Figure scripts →
══════
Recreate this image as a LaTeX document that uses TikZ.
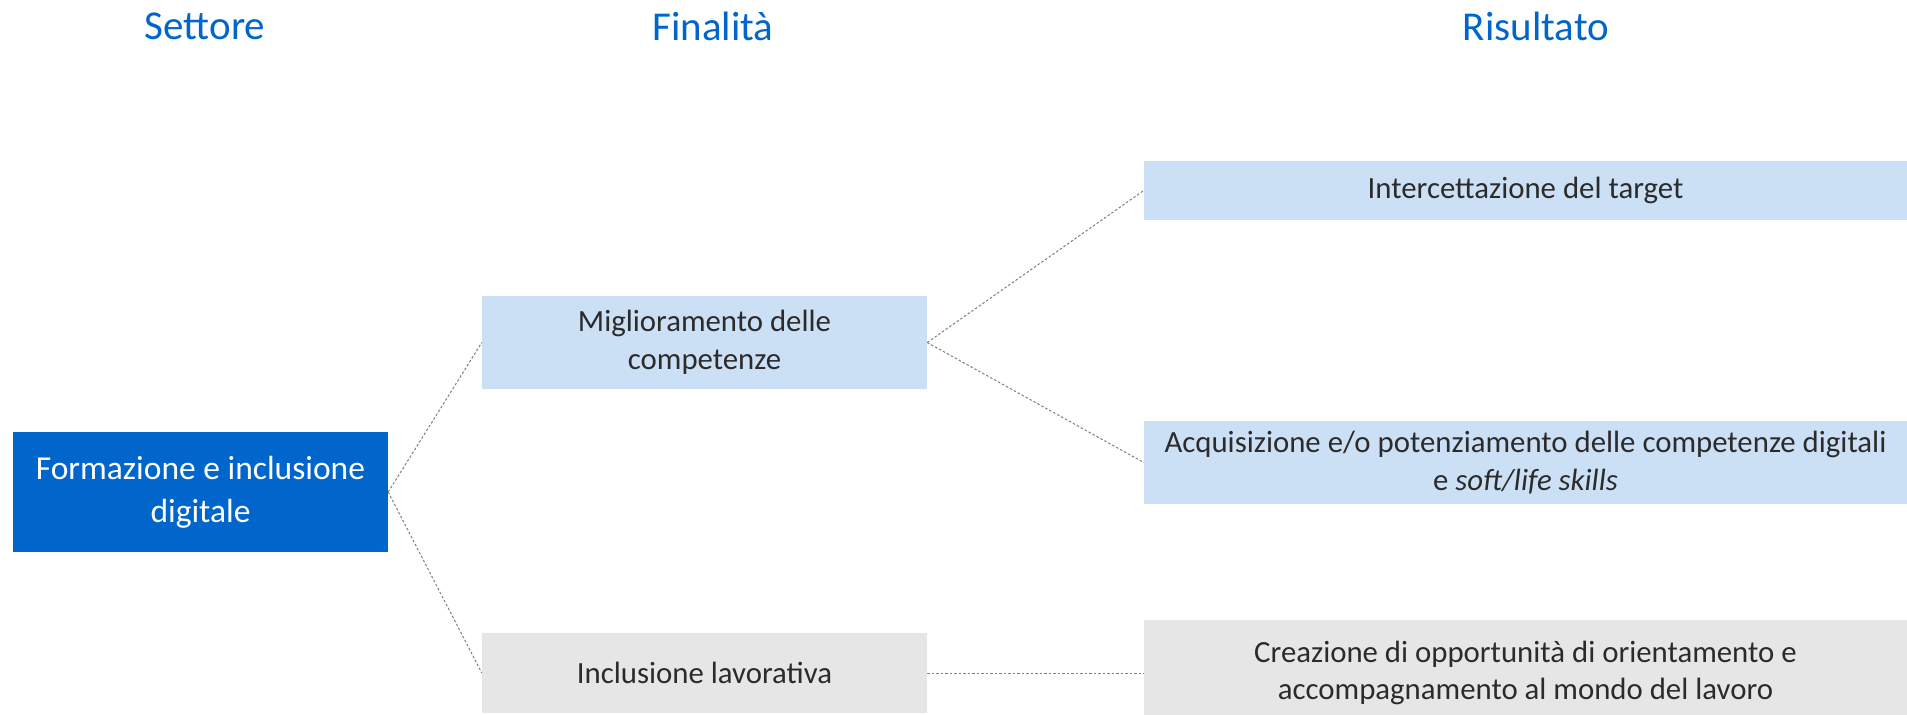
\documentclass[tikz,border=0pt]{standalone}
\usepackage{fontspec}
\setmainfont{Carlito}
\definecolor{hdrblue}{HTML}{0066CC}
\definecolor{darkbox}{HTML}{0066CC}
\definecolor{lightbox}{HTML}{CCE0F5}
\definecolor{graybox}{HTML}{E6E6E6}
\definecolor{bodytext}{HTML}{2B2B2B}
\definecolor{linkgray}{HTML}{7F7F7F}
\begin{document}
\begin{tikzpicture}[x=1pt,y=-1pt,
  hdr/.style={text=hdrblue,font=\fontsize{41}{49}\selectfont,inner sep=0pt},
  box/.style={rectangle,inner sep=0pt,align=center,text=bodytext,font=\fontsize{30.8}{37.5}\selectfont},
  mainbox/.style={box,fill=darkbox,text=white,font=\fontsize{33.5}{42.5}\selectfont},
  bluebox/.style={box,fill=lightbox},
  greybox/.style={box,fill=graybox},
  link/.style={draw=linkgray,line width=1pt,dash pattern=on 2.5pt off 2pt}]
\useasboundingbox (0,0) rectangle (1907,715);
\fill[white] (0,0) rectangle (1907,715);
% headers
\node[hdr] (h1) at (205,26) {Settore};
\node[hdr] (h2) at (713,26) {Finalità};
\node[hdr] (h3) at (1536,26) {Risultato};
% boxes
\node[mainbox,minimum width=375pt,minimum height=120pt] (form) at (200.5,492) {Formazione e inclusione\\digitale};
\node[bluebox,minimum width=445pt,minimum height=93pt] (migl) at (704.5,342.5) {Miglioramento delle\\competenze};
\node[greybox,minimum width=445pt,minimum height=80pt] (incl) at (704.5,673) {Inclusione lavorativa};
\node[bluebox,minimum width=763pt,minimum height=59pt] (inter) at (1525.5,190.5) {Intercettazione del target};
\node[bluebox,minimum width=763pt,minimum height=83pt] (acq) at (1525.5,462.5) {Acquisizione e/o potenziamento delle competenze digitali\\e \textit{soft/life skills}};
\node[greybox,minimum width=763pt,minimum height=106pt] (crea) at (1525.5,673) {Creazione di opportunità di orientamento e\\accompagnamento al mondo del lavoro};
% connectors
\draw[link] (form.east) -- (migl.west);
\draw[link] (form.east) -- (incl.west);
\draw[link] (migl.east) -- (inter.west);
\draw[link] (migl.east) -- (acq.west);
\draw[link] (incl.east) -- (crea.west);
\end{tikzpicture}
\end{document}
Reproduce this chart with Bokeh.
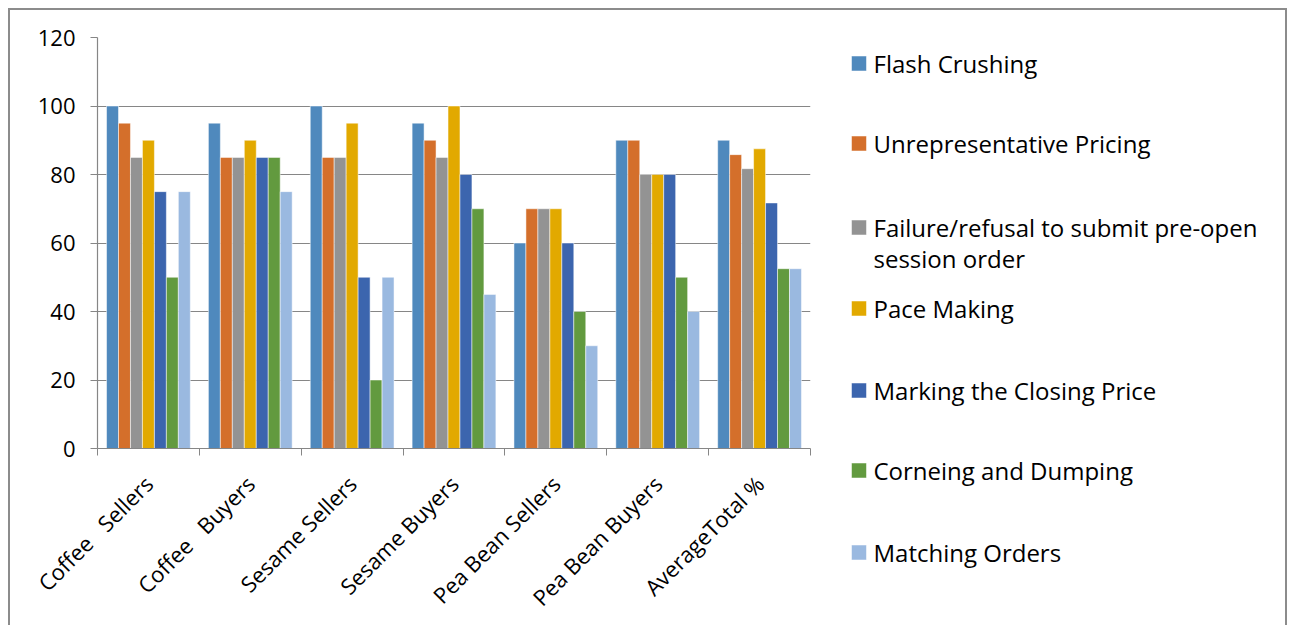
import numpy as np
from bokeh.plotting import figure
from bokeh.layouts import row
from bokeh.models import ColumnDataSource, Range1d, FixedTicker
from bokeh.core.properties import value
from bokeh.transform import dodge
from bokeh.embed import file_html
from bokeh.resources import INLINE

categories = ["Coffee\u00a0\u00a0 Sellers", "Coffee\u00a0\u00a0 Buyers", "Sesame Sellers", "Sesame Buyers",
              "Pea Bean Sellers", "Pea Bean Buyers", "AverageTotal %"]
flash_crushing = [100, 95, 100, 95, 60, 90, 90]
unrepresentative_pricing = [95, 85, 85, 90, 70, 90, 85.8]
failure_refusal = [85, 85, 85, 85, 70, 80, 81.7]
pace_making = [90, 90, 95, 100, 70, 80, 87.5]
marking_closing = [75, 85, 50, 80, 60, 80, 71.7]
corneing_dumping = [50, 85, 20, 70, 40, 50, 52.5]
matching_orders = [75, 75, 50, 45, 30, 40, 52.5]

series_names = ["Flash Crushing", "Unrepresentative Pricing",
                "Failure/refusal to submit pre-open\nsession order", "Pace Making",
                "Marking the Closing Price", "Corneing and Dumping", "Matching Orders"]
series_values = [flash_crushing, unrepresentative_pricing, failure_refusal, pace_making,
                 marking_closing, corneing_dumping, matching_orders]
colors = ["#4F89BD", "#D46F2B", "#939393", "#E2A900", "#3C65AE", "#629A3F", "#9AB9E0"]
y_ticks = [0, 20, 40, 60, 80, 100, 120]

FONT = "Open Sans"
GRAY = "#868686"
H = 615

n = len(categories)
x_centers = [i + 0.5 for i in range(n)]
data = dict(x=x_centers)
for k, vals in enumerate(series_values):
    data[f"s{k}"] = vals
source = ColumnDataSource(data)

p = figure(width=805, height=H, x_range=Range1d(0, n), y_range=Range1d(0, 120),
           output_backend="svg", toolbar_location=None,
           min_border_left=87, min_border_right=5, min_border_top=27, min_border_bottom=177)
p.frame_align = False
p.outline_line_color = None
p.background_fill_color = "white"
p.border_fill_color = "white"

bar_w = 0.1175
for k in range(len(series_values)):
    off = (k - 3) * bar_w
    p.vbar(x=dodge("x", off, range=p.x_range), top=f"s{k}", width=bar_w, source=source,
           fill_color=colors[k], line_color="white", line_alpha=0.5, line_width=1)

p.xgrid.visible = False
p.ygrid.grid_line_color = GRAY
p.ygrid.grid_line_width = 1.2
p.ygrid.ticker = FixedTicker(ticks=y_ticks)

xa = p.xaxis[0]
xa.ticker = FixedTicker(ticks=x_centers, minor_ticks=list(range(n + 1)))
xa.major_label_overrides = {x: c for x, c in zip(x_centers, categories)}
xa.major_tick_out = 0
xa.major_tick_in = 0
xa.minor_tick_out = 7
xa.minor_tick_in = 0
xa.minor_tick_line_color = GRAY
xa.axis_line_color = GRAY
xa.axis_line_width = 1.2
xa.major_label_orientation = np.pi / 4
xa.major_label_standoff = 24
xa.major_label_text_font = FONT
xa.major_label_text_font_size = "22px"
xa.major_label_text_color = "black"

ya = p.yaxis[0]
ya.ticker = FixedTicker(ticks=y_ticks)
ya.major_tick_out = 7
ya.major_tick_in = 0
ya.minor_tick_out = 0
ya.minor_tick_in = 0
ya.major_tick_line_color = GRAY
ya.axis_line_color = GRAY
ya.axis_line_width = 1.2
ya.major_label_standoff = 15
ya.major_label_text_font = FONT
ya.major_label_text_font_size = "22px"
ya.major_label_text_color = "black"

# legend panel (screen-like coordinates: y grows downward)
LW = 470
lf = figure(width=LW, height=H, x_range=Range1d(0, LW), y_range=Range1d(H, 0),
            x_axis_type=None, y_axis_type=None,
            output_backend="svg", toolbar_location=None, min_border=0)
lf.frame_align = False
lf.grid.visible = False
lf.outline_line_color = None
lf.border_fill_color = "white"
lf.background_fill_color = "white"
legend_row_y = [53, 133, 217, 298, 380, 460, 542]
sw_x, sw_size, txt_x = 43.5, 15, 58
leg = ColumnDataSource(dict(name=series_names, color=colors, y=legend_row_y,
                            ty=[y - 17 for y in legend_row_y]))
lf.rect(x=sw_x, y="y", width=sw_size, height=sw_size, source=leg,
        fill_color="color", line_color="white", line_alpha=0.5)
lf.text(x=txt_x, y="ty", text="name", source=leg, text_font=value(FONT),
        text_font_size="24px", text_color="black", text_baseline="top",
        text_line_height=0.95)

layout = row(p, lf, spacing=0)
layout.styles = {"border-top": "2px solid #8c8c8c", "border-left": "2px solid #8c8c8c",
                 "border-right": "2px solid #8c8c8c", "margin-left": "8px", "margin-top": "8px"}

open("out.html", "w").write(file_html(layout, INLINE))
══════
Directions for this task → Write out the records above once more, word for word, with no pictures.

Solution to this exercise →
Recreate this image as a LaTeX document that uses TikZ.
\documentclass[tikz,border=0pt]{standalone}
\usepackage{fontspec}
\setmainfont{Carlito}
\definecolor{hdrblue}{HTML}{0066CC}
\definecolor{darkbox}{HTML}{0066CC}
\definecolor{lightbox}{HTML}{CCE0F5}
\definecolor{graybox}{HTML}{E6E6E6}
\definecolor{bodytext}{HTML}{2B2B2B}
\definecolor{linkgray}{HTML}{7F7F7F}
\begin{document}
\begin{tikzpicture}[x=1pt,y=-1pt,
  hdr/.style={text=hdrblue,font=\fontsize{41}{49}\selectfont,inner sep=0pt},
  box/.style={rectangle,inner sep=0pt,align=center,text=bodytext,font=\fontsize{30.8}{37.5}\selectfont},
  mainbox/.style={box,fill=darkbox,text=white,font=\fontsize{33.5}{42.5}\selectfont},
  bluebox/.style={box,fill=lightbox},
  greybox/.style={box,fill=graybox},
  link/.style={draw=linkgray,line width=1pt,dash pattern=on 2.5pt off 2pt}]
\useasboundingbox (0,0) rectangle (1907,715);
\fill[white] (0,0) rectangle (1907,715);
% headers
\node[hdr] (h1) at (205,26) {Settore};
\node[hdr] (h2) at (713,26) {Finalità};
\node[hdr] (h3) at (1536,26) {Risultato};
% boxes
\node[mainbox,minimum width=375pt,minimum height=120pt] (form) at (200.5,492) {Formazione e inclusione\\digitale};
\node[bluebox,minimum width=445pt,minimum height=93pt] (migl) at (704.5,342.5) {Miglioramento delle\\competenze};
\node[greybox,minimum width=445pt,minimum height=80pt] (incl) at (704.5,673) {Inclusione lavorativa};
\node[bluebox,minimum width=763pt,minimum height=59pt] (inter) at (1525.5,190.5) {Intercettazione del target};
\node[bluebox,minimum width=763pt,minimum height=83pt] (acq) at (1525.5,462.5) {Acquisizione e/o potenziamento delle competenze digitali\\e \textit{soft/life skills}};
\node[greybox,minimum width=763pt,minimum height=106pt] (crea) at (1525.5,673) {Creazione di opportunità di orientamento e\\accompagnamento al mondo del lavoro};
% connectors
\draw[link] (form.east) -- (migl.west);
\draw[link] (form.east) -- (incl.west);
\draw[link] (migl.east) -- (inter.west);
\draw[link] (migl.east) -- (acq.west);
\draw[link] (incl.east) -- (crea.west);
\end{tikzpicture}
\end{document}
Reproduce this chart with Bokeh.
import numpy as np
from bokeh.plotting import figure
from bokeh.layouts import row
from bokeh.models import ColumnDataSource, Range1d, FixedTicker
from bokeh.core.properties import value
from bokeh.transform import dodge
from bokeh.embed import file_html
from bokeh.resources import INLINE

categories = ["Coffee\u00a0\u00a0 Sellers", "Coffee\u00a0\u00a0 Buyers", "Sesame Sellers", "Sesame Buyers",
              "Pea Bean Sellers", "Pea Bean Buyers", "AverageTotal %"]
flash_crushing = [100, 95, 100, 95, 60, 90, 90]
unrepresentative_pricing = [95, 85, 85, 90, 70, 90, 85.8]
failure_refusal = [85, 85, 85, 85, 70, 80, 81.7]
pace_making = [90, 90, 95, 100, 70, 80, 87.5]
marking_closing = [75, 85, 50, 80, 60, 80, 71.7]
corneing_dumping = [50, 85, 20, 70, 40, 50, 52.5]
matching_orders = [75, 75, 50, 45, 30, 40, 52.5]

series_names = ["Flash Crushing", "Unrepresentative Pricing",
                "Failure/refusal to submit pre-open\nsession order", "Pace Making",
                "Marking the Closing Price", "Corneing and Dumping", "Matching Orders"]
series_values = [flash_crushing, unrepresentative_pricing, failure_refusal, pace_making,
                 marking_closing, corneing_dumping, matching_orders]
colors = ["#4F89BD", "#D46F2B", "#939393", "#E2A900", "#3C65AE", "#629A3F", "#9AB9E0"]
y_ticks = [0, 20, 40, 60, 80, 100, 120]

FONT = "Open Sans"
GRAY = "#868686"
H = 615

n = len(categories)
x_centers = [i + 0.5 for i in range(n)]
data = dict(x=x_centers)
for k, vals in enumerate(series_values):
    data[f"s{k}"] = vals
source = ColumnDataSource(data)

p = figure(width=805, height=H, x_range=Range1d(0, n), y_range=Range1d(0, 120),
           output_backend="svg", toolbar_location=None,
           min_border_left=87, min_border_right=5, min_border_top=27, min_border_bottom=177)
p.frame_align = False
p.outline_line_color = None
p.background_fill_color = "white"
p.border_fill_color = "white"

bar_w = 0.1175
for k in range(len(series_values)):
    off = (k - 3) * bar_w
    p.vbar(x=dodge("x", off, range=p.x_range), top=f"s{k}", width=bar_w, source=source,
           fill_color=colors[k], line_color="white", line_alpha=0.5, line_width=1)

p.xgrid.visible = False
p.ygrid.grid_line_color = GRAY
p.ygrid.grid_line_width = 1.2
p.ygrid.ticker = FixedTicker(ticks=y_ticks)

xa = p.xaxis[0]
xa.ticker = FixedTicker(ticks=x_centers, minor_ticks=list(range(n + 1)))
xa.major_label_overrides = {x: c for x, c in zip(x_centers, categories)}
xa.major_tick_out = 0
xa.major_tick_in = 0
xa.minor_tick_out = 7
xa.minor_tick_in = 0
xa.minor_tick_line_color = GRAY
xa.axis_line_color = GRAY
xa.axis_line_width = 1.2
xa.major_label_orientation = np.pi / 4
xa.major_label_standoff = 24
xa.major_label_text_font = FONT
xa.major_label_text_font_size = "22px"
xa.major_label_text_color = "black"

ya = p.yaxis[0]
ya.ticker = FixedTicker(ticks=y_ticks)
ya.major_tick_out = 7
ya.major_tick_in = 0
ya.minor_tick_out = 0
ya.minor_tick_in = 0
ya.major_tick_line_color = GRAY
ya.axis_line_color = GRAY
ya.axis_line_width = 1.2
ya.major_label_standoff = 15
ya.major_label_text_font = FONT
ya.major_label_text_font_size = "22px"
ya.major_label_text_color = "black"

# legend panel (screen-like coordinates: y grows downward)
LW = 470
lf = figure(width=LW, height=H, x_range=Range1d(0, LW), y_range=Range1d(H, 0),
            x_axis_type=None, y_axis_type=None,
            output_backend="svg", toolbar_location=None, min_border=0)
lf.frame_align = False
lf.grid.visible = False
lf.outline_line_color = None
lf.border_fill_color = "white"
lf.background_fill_color = "white"
legend_row_y = [53, 133, 217, 298, 380, 460, 542]
sw_x, sw_size, txt_x = 43.5, 15, 58
leg = ColumnDataSource(dict(name=series_names, color=colors, y=legend_row_y,
                            ty=[y - 17 for y in legend_row_y]))
lf.rect(x=sw_x, y="y", width=sw_size, height=sw_size, source=leg,
        fill_color="color", line_color="white", line_alpha=0.5)
lf.text(x=txt_x, y="ty", text="name", source=leg, text_font=value(FONT),
        text_font_size="24px", text_color="black", text_baseline="top",
        text_line_height=0.95)

layout = row(p, lf, spacing=0)
layout.styles = {"border-top": "2px solid #8c8c8c", "border-left": "2px solid #8c8c8c",
                 "border-right": "2px solid #8c8c8c", "margin-left": "8px", "margin-top": "8px"}

open("out.html", "w").write(file_html(layout, INLINE))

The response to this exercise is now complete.